# Instructions to follow
Gather the lines from the material that contain "LaTeX".

(Code that draws figures)

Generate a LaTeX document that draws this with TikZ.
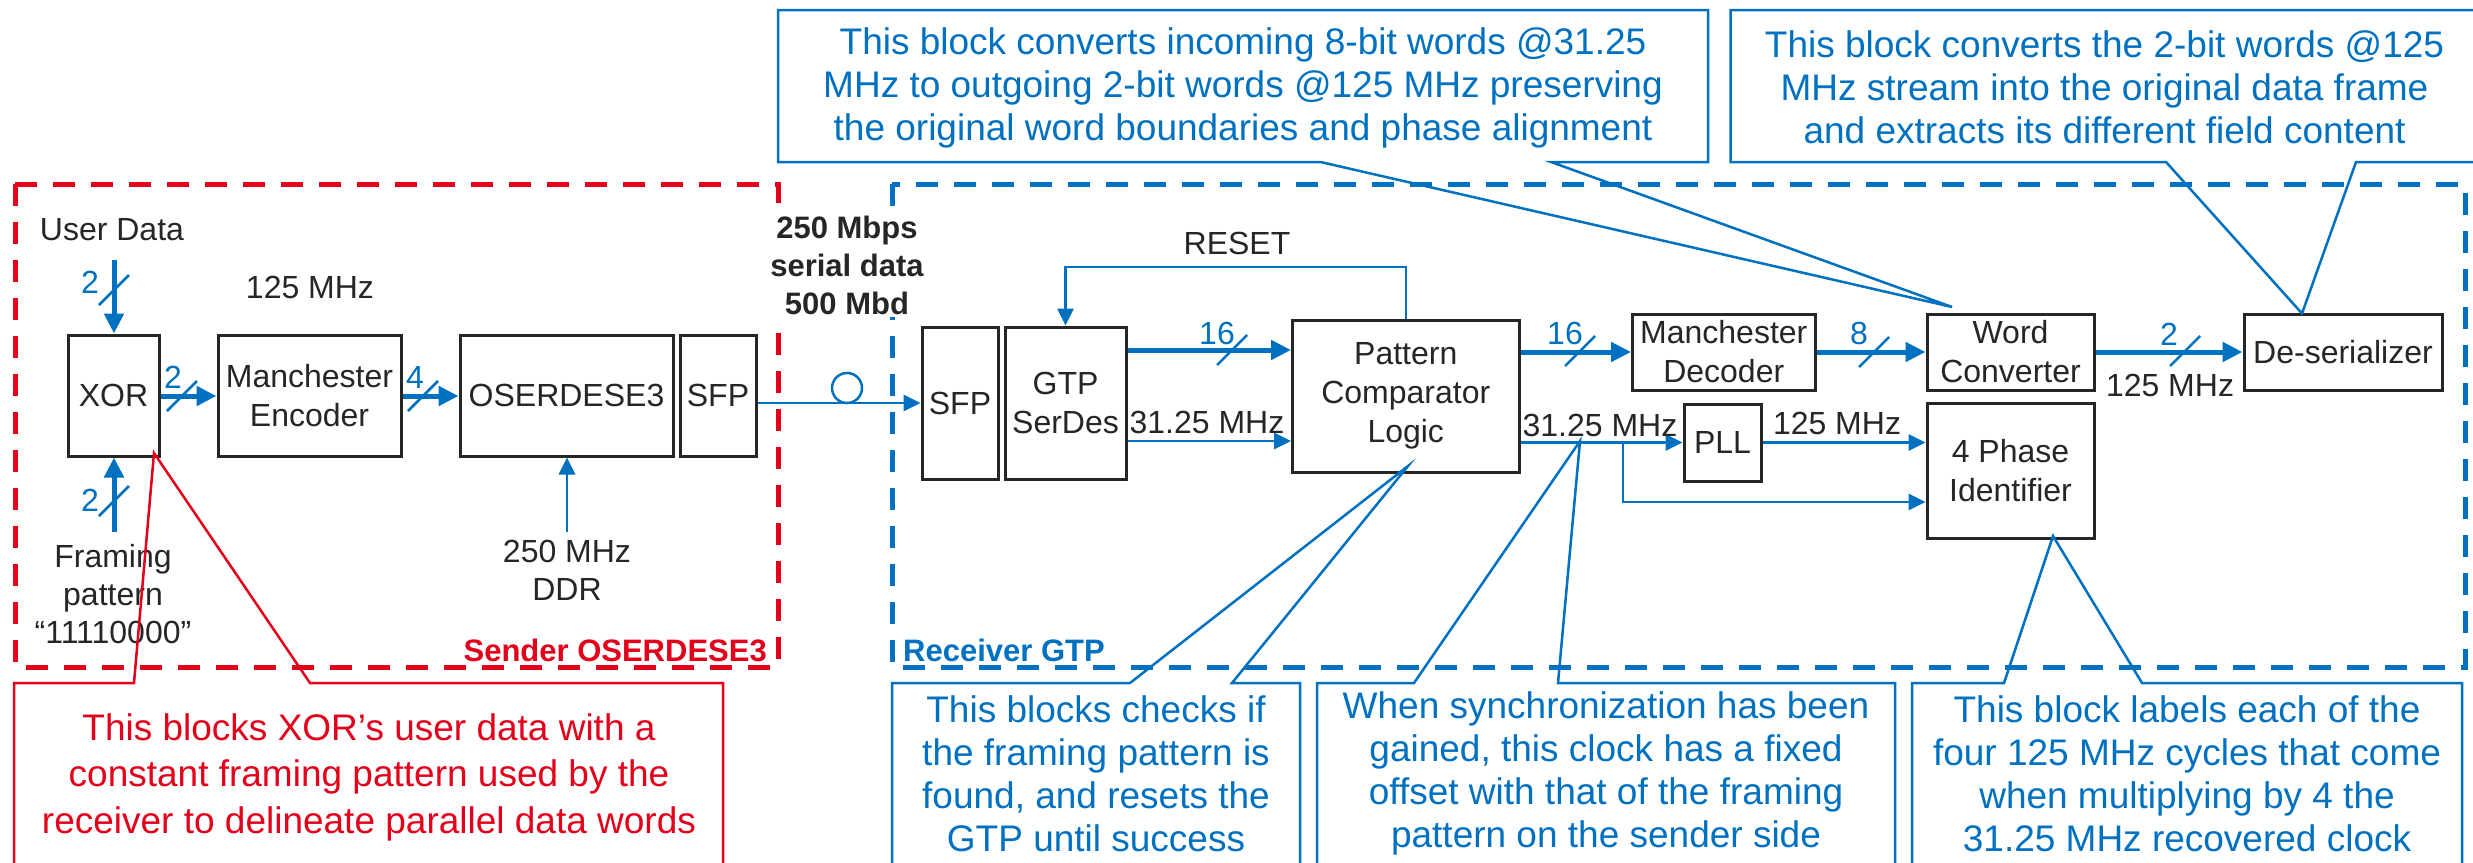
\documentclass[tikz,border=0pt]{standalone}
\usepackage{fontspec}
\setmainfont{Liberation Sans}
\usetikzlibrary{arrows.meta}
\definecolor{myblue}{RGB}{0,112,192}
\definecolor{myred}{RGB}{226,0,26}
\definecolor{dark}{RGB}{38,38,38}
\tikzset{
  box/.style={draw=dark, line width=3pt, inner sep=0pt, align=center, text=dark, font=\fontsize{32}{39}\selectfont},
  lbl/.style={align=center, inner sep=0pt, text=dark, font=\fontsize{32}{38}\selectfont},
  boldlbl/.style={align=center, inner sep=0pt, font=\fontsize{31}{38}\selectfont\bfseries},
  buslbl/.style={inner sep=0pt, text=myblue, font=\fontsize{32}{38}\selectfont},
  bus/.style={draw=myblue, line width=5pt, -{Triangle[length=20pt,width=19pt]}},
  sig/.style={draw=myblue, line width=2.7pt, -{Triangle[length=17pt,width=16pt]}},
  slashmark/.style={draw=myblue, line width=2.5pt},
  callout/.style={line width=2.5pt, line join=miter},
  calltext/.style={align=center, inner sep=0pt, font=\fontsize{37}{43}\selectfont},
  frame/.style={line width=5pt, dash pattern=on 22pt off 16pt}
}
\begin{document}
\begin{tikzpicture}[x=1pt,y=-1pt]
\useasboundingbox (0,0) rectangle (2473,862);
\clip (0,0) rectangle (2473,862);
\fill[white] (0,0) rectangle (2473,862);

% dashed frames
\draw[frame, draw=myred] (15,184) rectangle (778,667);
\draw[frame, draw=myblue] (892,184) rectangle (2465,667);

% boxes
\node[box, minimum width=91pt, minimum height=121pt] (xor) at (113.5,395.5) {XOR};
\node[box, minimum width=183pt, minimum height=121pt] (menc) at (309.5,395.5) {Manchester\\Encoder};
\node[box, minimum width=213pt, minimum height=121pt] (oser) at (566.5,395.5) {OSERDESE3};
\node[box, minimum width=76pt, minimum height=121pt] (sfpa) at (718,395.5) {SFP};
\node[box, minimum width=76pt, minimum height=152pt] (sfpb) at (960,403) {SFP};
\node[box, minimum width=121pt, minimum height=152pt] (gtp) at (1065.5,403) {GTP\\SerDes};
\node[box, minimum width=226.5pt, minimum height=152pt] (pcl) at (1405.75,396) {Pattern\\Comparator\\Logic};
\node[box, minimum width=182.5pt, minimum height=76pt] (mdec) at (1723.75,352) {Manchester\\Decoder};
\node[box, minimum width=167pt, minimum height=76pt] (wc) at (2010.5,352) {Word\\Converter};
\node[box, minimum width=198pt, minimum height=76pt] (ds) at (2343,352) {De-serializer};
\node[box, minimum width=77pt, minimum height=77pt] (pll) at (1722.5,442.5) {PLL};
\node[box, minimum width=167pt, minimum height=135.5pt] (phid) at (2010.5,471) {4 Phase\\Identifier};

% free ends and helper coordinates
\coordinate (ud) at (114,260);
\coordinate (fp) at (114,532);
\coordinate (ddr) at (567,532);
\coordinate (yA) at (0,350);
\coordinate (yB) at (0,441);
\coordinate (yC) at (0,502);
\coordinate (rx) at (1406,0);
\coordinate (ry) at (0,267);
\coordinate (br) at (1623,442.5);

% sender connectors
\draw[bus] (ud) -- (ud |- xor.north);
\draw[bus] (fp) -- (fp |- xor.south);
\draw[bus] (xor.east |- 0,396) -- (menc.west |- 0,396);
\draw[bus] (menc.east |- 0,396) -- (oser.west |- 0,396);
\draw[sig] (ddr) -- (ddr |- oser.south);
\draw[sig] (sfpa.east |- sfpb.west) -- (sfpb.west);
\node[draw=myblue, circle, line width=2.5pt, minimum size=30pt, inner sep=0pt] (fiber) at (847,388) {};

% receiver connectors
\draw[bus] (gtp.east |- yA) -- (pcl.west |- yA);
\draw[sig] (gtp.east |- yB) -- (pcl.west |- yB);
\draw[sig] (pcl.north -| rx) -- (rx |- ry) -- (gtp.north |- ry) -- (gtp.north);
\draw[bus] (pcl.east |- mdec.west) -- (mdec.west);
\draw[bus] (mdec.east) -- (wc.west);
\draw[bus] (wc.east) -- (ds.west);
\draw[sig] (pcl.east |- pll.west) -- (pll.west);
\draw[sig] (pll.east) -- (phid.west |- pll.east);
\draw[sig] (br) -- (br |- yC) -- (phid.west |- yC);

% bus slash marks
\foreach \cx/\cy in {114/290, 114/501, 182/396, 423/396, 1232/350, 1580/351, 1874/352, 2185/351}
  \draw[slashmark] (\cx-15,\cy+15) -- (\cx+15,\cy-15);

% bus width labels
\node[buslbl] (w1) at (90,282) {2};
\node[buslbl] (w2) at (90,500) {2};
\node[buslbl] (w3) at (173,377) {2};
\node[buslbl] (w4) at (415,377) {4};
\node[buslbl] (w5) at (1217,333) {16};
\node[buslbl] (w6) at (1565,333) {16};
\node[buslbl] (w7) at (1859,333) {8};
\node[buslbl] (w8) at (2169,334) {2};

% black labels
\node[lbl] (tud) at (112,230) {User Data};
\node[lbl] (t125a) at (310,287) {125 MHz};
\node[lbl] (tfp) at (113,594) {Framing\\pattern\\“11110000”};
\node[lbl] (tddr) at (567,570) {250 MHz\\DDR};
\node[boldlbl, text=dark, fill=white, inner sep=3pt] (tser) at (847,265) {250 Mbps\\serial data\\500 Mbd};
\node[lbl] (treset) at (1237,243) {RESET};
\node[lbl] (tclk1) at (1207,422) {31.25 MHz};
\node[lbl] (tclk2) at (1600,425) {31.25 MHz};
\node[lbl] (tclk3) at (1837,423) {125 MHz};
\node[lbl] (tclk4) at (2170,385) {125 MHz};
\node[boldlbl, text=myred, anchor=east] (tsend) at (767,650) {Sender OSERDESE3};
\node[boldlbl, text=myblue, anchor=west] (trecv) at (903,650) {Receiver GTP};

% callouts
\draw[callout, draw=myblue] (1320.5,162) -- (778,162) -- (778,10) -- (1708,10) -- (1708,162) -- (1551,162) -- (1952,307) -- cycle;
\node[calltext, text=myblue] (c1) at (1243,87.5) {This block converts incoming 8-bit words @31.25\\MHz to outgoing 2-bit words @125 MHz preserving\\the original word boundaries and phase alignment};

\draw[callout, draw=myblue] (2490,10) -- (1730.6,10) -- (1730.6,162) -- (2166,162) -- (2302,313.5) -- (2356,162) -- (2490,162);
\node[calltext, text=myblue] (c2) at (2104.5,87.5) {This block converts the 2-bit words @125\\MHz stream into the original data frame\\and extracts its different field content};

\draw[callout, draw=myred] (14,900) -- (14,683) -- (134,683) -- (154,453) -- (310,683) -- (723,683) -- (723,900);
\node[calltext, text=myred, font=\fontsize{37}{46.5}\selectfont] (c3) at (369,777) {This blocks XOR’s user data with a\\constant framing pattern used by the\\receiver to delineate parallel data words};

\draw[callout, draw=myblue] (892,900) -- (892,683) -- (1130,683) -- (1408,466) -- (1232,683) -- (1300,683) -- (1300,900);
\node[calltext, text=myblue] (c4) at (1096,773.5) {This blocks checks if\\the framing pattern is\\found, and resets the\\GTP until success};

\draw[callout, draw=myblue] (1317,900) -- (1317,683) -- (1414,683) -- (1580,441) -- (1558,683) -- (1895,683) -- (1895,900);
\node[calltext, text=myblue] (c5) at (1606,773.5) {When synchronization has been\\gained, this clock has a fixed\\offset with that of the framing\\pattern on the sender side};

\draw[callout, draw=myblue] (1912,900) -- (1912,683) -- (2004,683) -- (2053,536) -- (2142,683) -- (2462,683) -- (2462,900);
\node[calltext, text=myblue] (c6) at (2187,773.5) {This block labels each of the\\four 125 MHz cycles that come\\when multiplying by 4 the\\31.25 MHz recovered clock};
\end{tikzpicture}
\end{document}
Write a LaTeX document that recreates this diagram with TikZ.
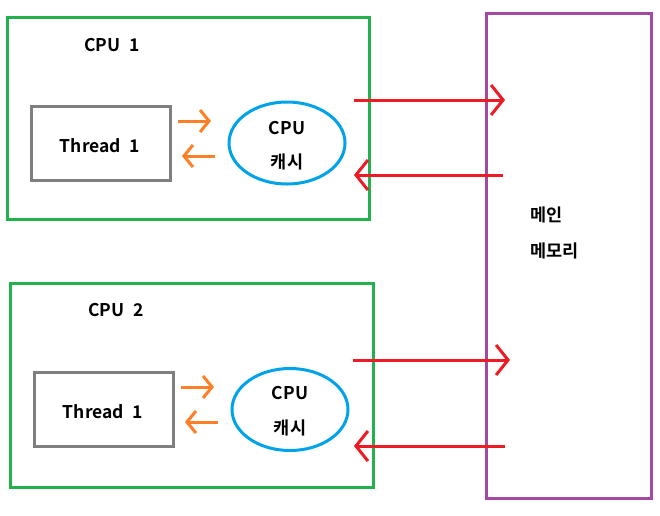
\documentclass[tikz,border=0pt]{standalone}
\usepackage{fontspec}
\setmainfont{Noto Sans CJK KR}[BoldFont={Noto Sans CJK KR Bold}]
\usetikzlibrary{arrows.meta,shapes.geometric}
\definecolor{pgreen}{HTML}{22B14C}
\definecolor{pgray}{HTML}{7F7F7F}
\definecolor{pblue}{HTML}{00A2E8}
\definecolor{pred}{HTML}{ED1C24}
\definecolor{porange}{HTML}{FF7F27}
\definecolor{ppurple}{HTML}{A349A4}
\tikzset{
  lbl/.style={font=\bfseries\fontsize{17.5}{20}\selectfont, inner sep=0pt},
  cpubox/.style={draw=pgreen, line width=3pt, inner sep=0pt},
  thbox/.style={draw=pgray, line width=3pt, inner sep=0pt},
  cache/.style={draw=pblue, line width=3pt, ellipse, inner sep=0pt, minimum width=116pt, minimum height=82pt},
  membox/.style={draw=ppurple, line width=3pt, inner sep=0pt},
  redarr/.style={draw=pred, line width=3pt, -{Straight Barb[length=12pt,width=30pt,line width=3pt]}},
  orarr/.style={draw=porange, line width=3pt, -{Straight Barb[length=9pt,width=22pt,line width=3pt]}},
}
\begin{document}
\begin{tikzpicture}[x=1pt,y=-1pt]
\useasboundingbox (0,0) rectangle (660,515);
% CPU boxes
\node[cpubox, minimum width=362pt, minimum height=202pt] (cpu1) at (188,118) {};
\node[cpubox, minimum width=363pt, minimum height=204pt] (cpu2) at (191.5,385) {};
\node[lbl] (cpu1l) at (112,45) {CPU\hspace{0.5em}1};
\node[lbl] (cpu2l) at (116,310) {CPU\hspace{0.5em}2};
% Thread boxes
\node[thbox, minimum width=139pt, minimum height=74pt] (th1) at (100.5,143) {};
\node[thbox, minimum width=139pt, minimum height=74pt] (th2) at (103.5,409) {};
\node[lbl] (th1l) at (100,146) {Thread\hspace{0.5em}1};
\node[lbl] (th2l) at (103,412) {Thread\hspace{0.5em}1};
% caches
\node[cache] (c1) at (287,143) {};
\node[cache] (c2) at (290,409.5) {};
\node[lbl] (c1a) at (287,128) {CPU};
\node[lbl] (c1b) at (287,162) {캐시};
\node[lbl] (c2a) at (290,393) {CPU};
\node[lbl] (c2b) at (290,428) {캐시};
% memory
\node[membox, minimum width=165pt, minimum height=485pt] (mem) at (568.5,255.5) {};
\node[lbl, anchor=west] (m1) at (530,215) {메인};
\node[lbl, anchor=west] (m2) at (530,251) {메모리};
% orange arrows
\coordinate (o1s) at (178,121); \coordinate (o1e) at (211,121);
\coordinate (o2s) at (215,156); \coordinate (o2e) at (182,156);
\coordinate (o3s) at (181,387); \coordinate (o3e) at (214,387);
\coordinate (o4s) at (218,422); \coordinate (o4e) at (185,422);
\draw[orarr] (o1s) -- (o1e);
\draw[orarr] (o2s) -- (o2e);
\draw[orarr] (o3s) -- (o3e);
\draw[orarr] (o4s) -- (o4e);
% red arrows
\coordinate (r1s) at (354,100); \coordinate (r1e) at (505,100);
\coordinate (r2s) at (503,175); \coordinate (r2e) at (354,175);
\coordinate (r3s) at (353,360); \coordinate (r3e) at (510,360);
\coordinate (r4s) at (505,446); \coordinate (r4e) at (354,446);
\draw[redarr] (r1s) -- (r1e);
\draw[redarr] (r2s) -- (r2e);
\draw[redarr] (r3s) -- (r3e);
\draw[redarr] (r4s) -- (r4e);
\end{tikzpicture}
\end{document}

# Problem solution
Generate a LaTeX document that draws this with TikZ.
Write a LaTeX document that recreates this diagram with TikZ.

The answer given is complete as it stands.